» Task details: The entries below need to be written out exactly, with no pictures included.
--- begin Data for this exercise ---
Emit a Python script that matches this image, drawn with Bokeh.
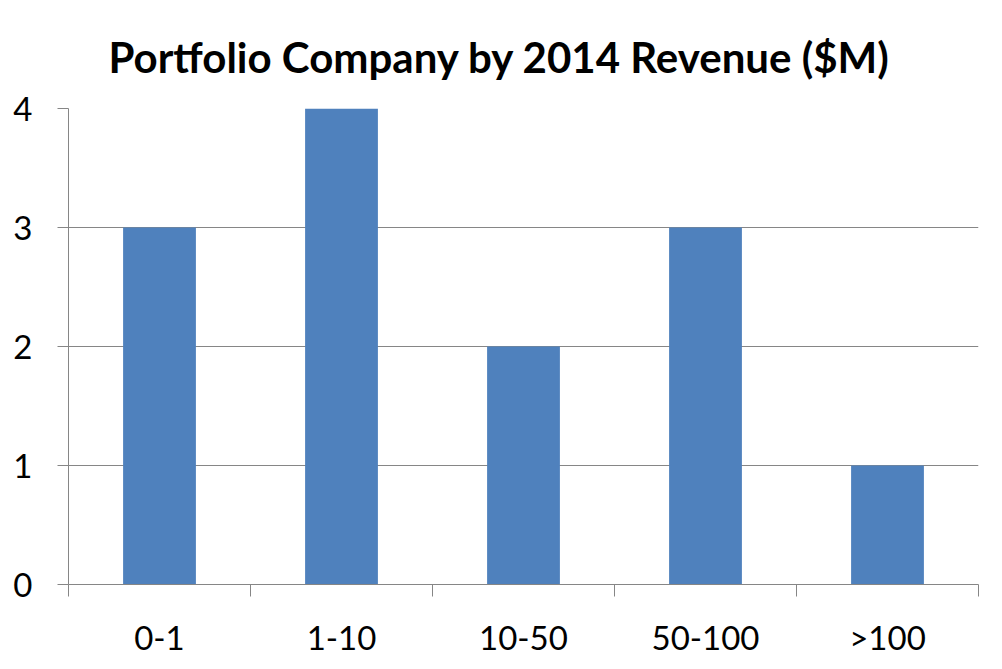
from bokeh.plotting import figure
from bokeh.models import Range1d, FixedTicker, ColumnDataSource, Title
from bokeh.embed import file_html
from bokeh.resources import INLINE

categories = ["0-1", "1-10", "10-50", "50-100", ">100"]
counts = [3, 4, 2, 3, 1]
y_ticks = [0, 1, 2, 3, 4]
title_text = "Portfolio Company by 2014 Revenue ($M)"

FONT = "Lato"
GRID = "#868686"
BAR = "#4F81BD"

xs = [i + 0.5 for i in range(len(categories))]
src = ColumnDataSource(dict(x=xs, top=counts, cat=categories))

p = figure(width=994, height=661, output_backend="svg", toolbar_location=None,
           x_range=Range1d(0, len(categories)), y_range=Range1d(0, 4),
           min_border_left=68, min_border_right=16, min_border_top=108, min_border_bottom=77)
p.outline_line_color = None
p.background_fill_color = "white"

p.title = Title(text=title_text, align="left", offset=40, standoff=54,
                text_font=FONT, text_font_style="bold", text_font_size="42px",
                text_color="black")

p.vbar(x="x", top="top", width=0.4, source=src, fill_color=BAR, line_color=None)

# x axis
xa = p.xaxis[0]
xa.ticker = FixedTicker(ticks=xs, minor_ticks=list(range(len(categories) + 1)))
xa.major_label_overrides = {x: c for x, c in zip(xs, categories)}
xa.major_tick_line_color = None
xa.major_tick_out = 0
xa.major_tick_in = 0
xa.minor_tick_line_color = GRID
xa.minor_tick_out = 12
xa.minor_tick_in = 0
xa.axis_line_color = GRID
xa.major_label_text_font = FONT
xa.major_label_text_font_size = "33px"
xa.major_label_text_color = "black"
xa.major_label_standoff = 20

# y axis
ya = p.yaxis[0]
ya.ticker = FixedTicker(ticks=y_ticks)
ya.major_tick_out = 11
ya.major_tick_in = 0
ya.minor_tick_line_color = None
ya.major_tick_line_color = GRID
ya.axis_line_color = GRID
ya.major_label_text_font = FONT
ya.major_label_text_font_size = "33px"
ya.major_label_text_color = "black"
ya.major_label_standoff = 25

p.xgrid.grid_line_color = None
p.ygrid.grid_line_color = GRID
p.ygrid.ticker = FixedTicker(ticks=y_ticks)

open("out.html", "w").write(file_html(p, INLINE))
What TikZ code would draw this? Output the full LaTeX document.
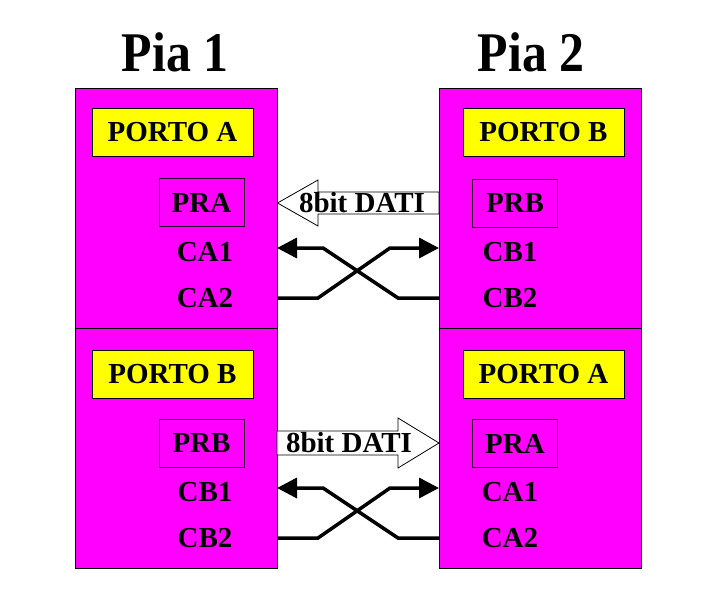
\documentclass[tikz,border=0pt]{standalone}
\usepackage{fontspec}
\setmainfont{Liberation Serif}
\newfontfamily\titlefont[FakeStretch=0.89]{Liberation Serif}
\usetikzlibrary{arrows.meta}
\definecolor{mag}{RGB}{255,0,255}
\definecolor{yel}{RGB}{255,255,0}
\begin{document}
\begin{tikzpicture}[x=1pt,y=-1pt,
  pia/.style={draw=black, fill=mag, minimum width=202pt, minimum height=240pt, inner sep=0pt, line width=0.8pt},
  porto/.style={draw=black, fill=yel, minimum width=161pt, minimum height=48pt, inner sep=0pt, line width=0.8pt, font=\fontsize{29}{34}\selectfont\bfseries},
  preg/.style={draw=black!80!mag, fill=mag, minimum width=85pt, minimum height=48pt, inner sep=0pt, line width=0.8pt, font=\fontsize{29}{34}\selectfont\bfseries},
  lab/.style={font=\fontsize{29}{34}\selectfont\bfseries, inner sep=0pt},
  title/.style={font=\titlefont\fontsize{56}{64}\selectfont\bfseries, inner sep=0pt},
  hollow/.style={draw=black, fill=white, line width=0.8pt, line join=miter},
  wire/.style={line width=3.5pt, line join=miter},
  tip/.style={-{Triangle[length=20pt,width=20pt]}}
]
\useasboundingbox (0,0) rectangle (718,589);
\fill[white] (0,0) rectangle (718,589);

\node[title] (t1) at (175,52) {Pia 1};
\node[title] (t2) at (531,52) {Pia 2};

\node[pia] (L1) at (176,208) {};
\node[pia] (L2) at (176,448.5) {};
\node[pia] (R1) at (540,208) {};
\node[pia] (R2) at (540,448.5) {};

\node[porto] (pa1) at (172.5,132) {PORTO A};
\node[porto] (pb2) at (543.5,132) {PORTO B};
\node[porto] (pb1) at (172.5,374) {PORTO B};
\node[porto] (pa2) at (543.5,374) {PORTO A};

\node[preg] (pra1) at (201.5,202.5) {PRA};
\node[preg] (prb2) at (515,203.5) {PRB};
\node[preg] (prb1) at (201.5,443) {PRB};
\node[preg] (pra2) at (515,443.5) {PRA};

\node[lab] (ca1l) at (205,252) {CA1};
\node[lab] (ca2l) at (205,298) {CA2};
\node[lab] (cb1r) at (510,252) {CB1};
\node[lab] (cb2r) at (510,298) {CB2};
\node[lab] (cb1l) at (205,492) {CB1};
\node[lab] (cb2l) at (205,538) {CB2};
\node[lab] (ca1r) at (510,492) {CA1};
\node[lab] (ca2r) at (510,538) {CA2};

% hollow data arrows
\draw[hollow] (439,192) -- (318,192) -- (318,180) -- (277.5,203) -- (318,226) -- (318,214) -- (439,214) -- cycle;
\node[lab] (d1) at (362,203) {8bit DATI};
\draw[hollow] (277,431) -- (398,431) -- (398,418) -- (439,443) -- (398,468) -- (398,455) -- (277,455) -- cycle;
\node[lab] (d2) at (349,443) {8bit DATI};

% control lines
\coordinate (a1) at (277,248);
\coordinate (a2) at (277,298);
\coordinate (b1) at (439,248);
\coordinate (b2) at (439,298);
\draw[wire,tip] (b2) -- (398,298) -- (323,248) -- (a1);
\draw[wire,tip] (a2) -- (318,298) -- (390,248) -- (b1);

\coordinate (c1) at (277,488);
\coordinate (c2) at (277,538);
\coordinate (e1) at (439,488);
\coordinate (e2) at (439,538);
\draw[wire,tip] (e2) -- (398,538) -- (323,488) -- (c1);
\draw[wire,tip] (c2) -- (318,538) -- (390,488) -- (e1);
\end{tikzpicture}
\end{document}
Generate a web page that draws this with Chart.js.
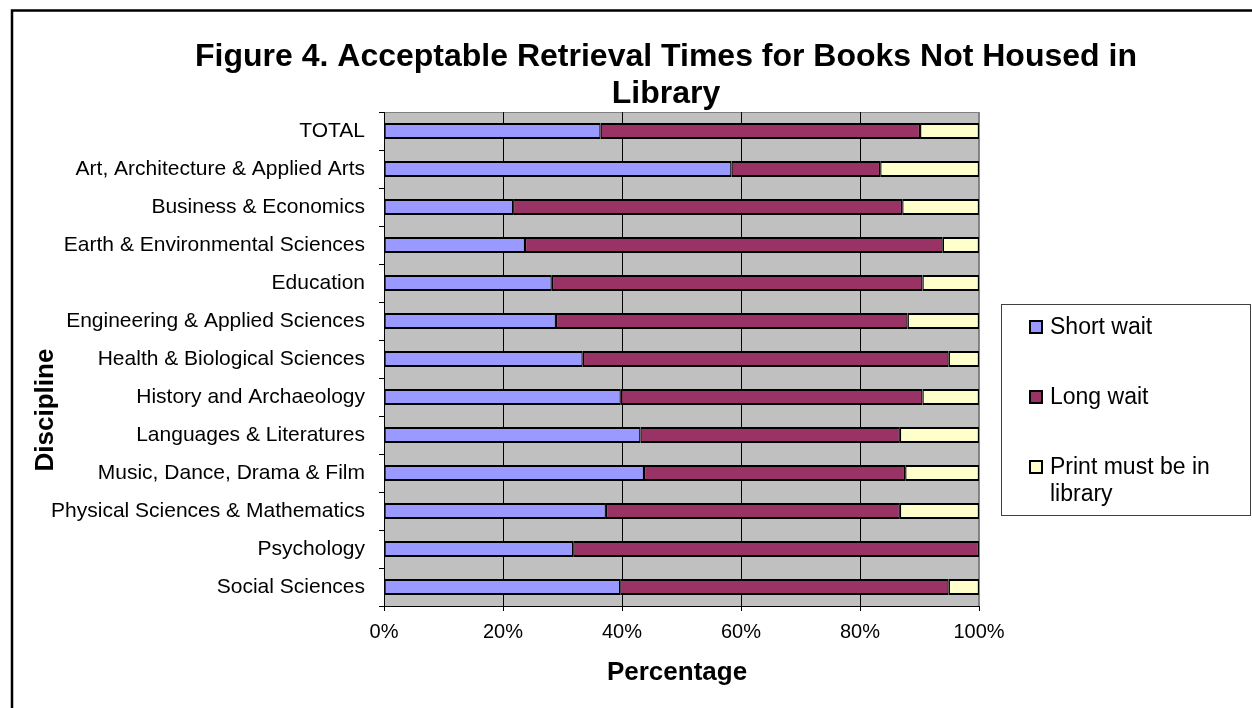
--- end Data for this exercise ---
» Answer to the problem:
Emit a Python script that matches this image, drawn with Bokeh.
from bokeh.plotting import figure
from bokeh.models import Range1d, FixedTicker, ColumnDataSource, Title
from bokeh.embed import file_html
from bokeh.resources import INLINE

categories = ["0-1", "1-10", "10-50", "50-100", ">100"]
counts = [3, 4, 2, 3, 1]
y_ticks = [0, 1, 2, 3, 4]
title_text = "Portfolio Company by 2014 Revenue ($M)"

FONT = "Lato"
GRID = "#868686"
BAR = "#4F81BD"

xs = [i + 0.5 for i in range(len(categories))]
src = ColumnDataSource(dict(x=xs, top=counts, cat=categories))

p = figure(width=994, height=661, output_backend="svg", toolbar_location=None,
           x_range=Range1d(0, len(categories)), y_range=Range1d(0, 4),
           min_border_left=68, min_border_right=16, min_border_top=108, min_border_bottom=77)
p.outline_line_color = None
p.background_fill_color = "white"

p.title = Title(text=title_text, align="left", offset=40, standoff=54,
                text_font=FONT, text_font_style="bold", text_font_size="42px",
                text_color="black")

p.vbar(x="x", top="top", width=0.4, source=src, fill_color=BAR, line_color=None)

# x axis
xa = p.xaxis[0]
xa.ticker = FixedTicker(ticks=xs, minor_ticks=list(range(len(categories) + 1)))
xa.major_label_overrides = {x: c for x, c in zip(xs, categories)}
xa.major_tick_line_color = None
xa.major_tick_out = 0
xa.major_tick_in = 0
xa.minor_tick_line_color = GRID
xa.minor_tick_out = 12
xa.minor_tick_in = 0
xa.axis_line_color = GRID
xa.major_label_text_font = FONT
xa.major_label_text_font_size = "33px"
xa.major_label_text_color = "black"
xa.major_label_standoff = 20

# y axis
ya = p.yaxis[0]
ya.ticker = FixedTicker(ticks=y_ticks)
ya.major_tick_out = 11
ya.major_tick_in = 0
ya.minor_tick_line_color = None
ya.major_tick_line_color = GRID
ya.axis_line_color = GRID
ya.major_label_text_font = FONT
ya.major_label_text_font_size = "33px"
ya.major_label_text_color = "black"
ya.major_label_standoff = 25

p.xgrid.grid_line_color = None
p.ygrid.grid_line_color = GRID
p.ygrid.ticker = FixedTicker(ticks=y_ticks)

open("out.html", "w").write(file_html(p, INLINE))
What TikZ code would draw this? Output the full LaTeX document.
\documentclass[tikz,border=0pt]{standalone}
\usepackage{fontspec}
\setmainfont{Liberation Serif}
\newfontfamily\titlefont[FakeStretch=0.89]{Liberation Serif}
\usetikzlibrary{arrows.meta}
\definecolor{mag}{RGB}{255,0,255}
\definecolor{yel}{RGB}{255,255,0}
\begin{document}
\begin{tikzpicture}[x=1pt,y=-1pt,
  pia/.style={draw=black, fill=mag, minimum width=202pt, minimum height=240pt, inner sep=0pt, line width=0.8pt},
  porto/.style={draw=black, fill=yel, minimum width=161pt, minimum height=48pt, inner sep=0pt, line width=0.8pt, font=\fontsize{29}{34}\selectfont\bfseries},
  preg/.style={draw=black!80!mag, fill=mag, minimum width=85pt, minimum height=48pt, inner sep=0pt, line width=0.8pt, font=\fontsize{29}{34}\selectfont\bfseries},
  lab/.style={font=\fontsize{29}{34}\selectfont\bfseries, inner sep=0pt},
  title/.style={font=\titlefont\fontsize{56}{64}\selectfont\bfseries, inner sep=0pt},
  hollow/.style={draw=black, fill=white, line width=0.8pt, line join=miter},
  wire/.style={line width=3.5pt, line join=miter},
  tip/.style={-{Triangle[length=20pt,width=20pt]}}
]
\useasboundingbox (0,0) rectangle (718,589);
\fill[white] (0,0) rectangle (718,589);

\node[title] (t1) at (175,52) {Pia 1};
\node[title] (t2) at (531,52) {Pia 2};

\node[pia] (L1) at (176,208) {};
\node[pia] (L2) at (176,448.5) {};
\node[pia] (R1) at (540,208) {};
\node[pia] (R2) at (540,448.5) {};

\node[porto] (pa1) at (172.5,132) {PORTO A};
\node[porto] (pb2) at (543.5,132) {PORTO B};
\node[porto] (pb1) at (172.5,374) {PORTO B};
\node[porto] (pa2) at (543.5,374) {PORTO A};

\node[preg] (pra1) at (201.5,202.5) {PRA};
\node[preg] (prb2) at (515,203.5) {PRB};
\node[preg] (prb1) at (201.5,443) {PRB};
\node[preg] (pra2) at (515,443.5) {PRA};

\node[lab] (ca1l) at (205,252) {CA1};
\node[lab] (ca2l) at (205,298) {CA2};
\node[lab] (cb1r) at (510,252) {CB1};
\node[lab] (cb2r) at (510,298) {CB2};
\node[lab] (cb1l) at (205,492) {CB1};
\node[lab] (cb2l) at (205,538) {CB2};
\node[lab] (ca1r) at (510,492) {CA1};
\node[lab] (ca2r) at (510,538) {CA2};

% hollow data arrows
\draw[hollow] (439,192) -- (318,192) -- (318,180) -- (277.5,203) -- (318,226) -- (318,214) -- (439,214) -- cycle;
\node[lab] (d1) at (362,203) {8bit DATI};
\draw[hollow] (277,431) -- (398,431) -- (398,418) -- (439,443) -- (398,468) -- (398,455) -- (277,455) -- cycle;
\node[lab] (d2) at (349,443) {8bit DATI};

% control lines
\coordinate (a1) at (277,248);
\coordinate (a2) at (277,298);
\coordinate (b1) at (439,248);
\coordinate (b2) at (439,298);
\draw[wire,tip] (b2) -- (398,298) -- (323,248) -- (a1);
\draw[wire,tip] (a2) -- (318,298) -- (390,248) -- (b1);

\coordinate (c1) at (277,488);
\coordinate (c2) at (277,538);
\coordinate (e1) at (439,488);
\coordinate (e2) at (439,538);
\draw[wire,tip] (e2) -- (398,538) -- (323,488) -- (c1);
\draw[wire,tip] (c2) -- (318,538) -- (390,488) -- (e1);
\end{tikzpicture}
\end{document}
Generate a web page that draws this with Chart.js.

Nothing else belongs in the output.